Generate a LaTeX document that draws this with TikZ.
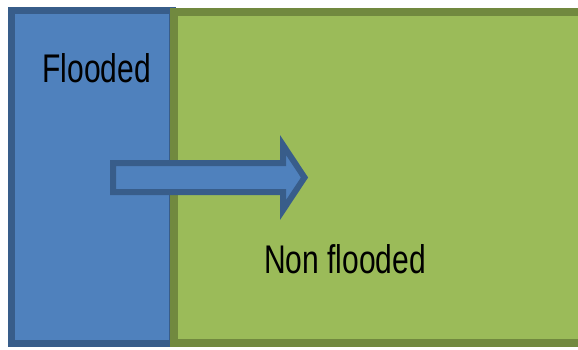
\documentclass[tikz,border=0pt]{standalone}
\usepackage{fontspec}
\setmainfont{Liberation Sans}
\definecolor{bfill}{HTML}{4F81BD}
\definecolor{bline}{HTML}{385D8A}
\definecolor{gfill}{HTML}{9BBB59}
\definecolor{gline}{HTML}{71893F}
\newcommand{\narrowtext}[1]{\scalebox{0.75}[1]{\fontsize{40}{44}\selectfont #1}}
\tikzset{
  bluebox/.style={fill=bfill, draw=bline, line width=7pt},
  greenbox/.style={fill=gfill, draw=gline, line width=8pt},
  arrowshape/.style={fill=bfill, draw=bline, line width=6pt, line join=miter},
  label/.style={text=black, inner sep=0pt}
}
\begin{document}
\begin{tikzpicture}[x=1pt,y=-1pt]
\fill[white] (0,0) rectangle (578,349);
\useasboundingbox (0,0) rectangle (578,349);
\draw[bluebox] (11.5,10.5) rectangle (172,343);
\draw[greenbox] (173.5,11.5) rectangle (590,343);
\draw[arrowshape] (113,163) -- (283,163) -- (283,145) -- (304.5,177.5) -- (283,210) -- (283,192) -- (113,192) -- cycle;
\node[label, anchor=base] (flooded) at (96.7,82.3) {\narrowtext{Flooded}};
\node[label, anchor=base] (nonflooded) at (345,273.3) {\narrowtext{Non flooded}};
\end{tikzpicture}
\end{document}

════

* [GIVEN REQUEST]: Return each line exactly as written. Any picture gets left out.

* [FULL SOLUTION]:
Generate a LaTeX document that draws this with TikZ.
\documentclass[tikz,border=0pt]{standalone}
\usepackage{fontspec}
\setmainfont{Liberation Sans}
\definecolor{bfill}{HTML}{4F81BD}
\definecolor{bline}{HTML}{385D8A}
\definecolor{gfill}{HTML}{9BBB59}
\definecolor{gline}{HTML}{71893F}
\newcommand{\narrowtext}[1]{\scalebox{0.75}[1]{\fontsize{40}{44}\selectfont #1}}
\tikzset{
  bluebox/.style={fill=bfill, draw=bline, line width=7pt},
  greenbox/.style={fill=gfill, draw=gline, line width=8pt},
  arrowshape/.style={fill=bfill, draw=bline, line width=6pt, line join=miter},
  label/.style={text=black, inner sep=0pt}
}
\begin{document}
\begin{tikzpicture}[x=1pt,y=-1pt]
\fill[white] (0,0) rectangle (578,349);
\useasboundingbox (0,0) rectangle (578,349);
\draw[bluebox] (11.5,10.5) rectangle (172,343);
\draw[greenbox] (173.5,11.5) rectangle (590,343);
\draw[arrowshape] (113,163) -- (283,163) -- (283,145) -- (304.5,177.5) -- (283,210) -- (283,192) -- (113,192) -- cycle;
\node[label, anchor=base] (flooded) at (96.7,82.3) {\narrowtext{Flooded}};
\node[label, anchor=base] (nonflooded) at (345,273.3) {\narrowtext{Non flooded}};
\end{tikzpicture}
\end{document}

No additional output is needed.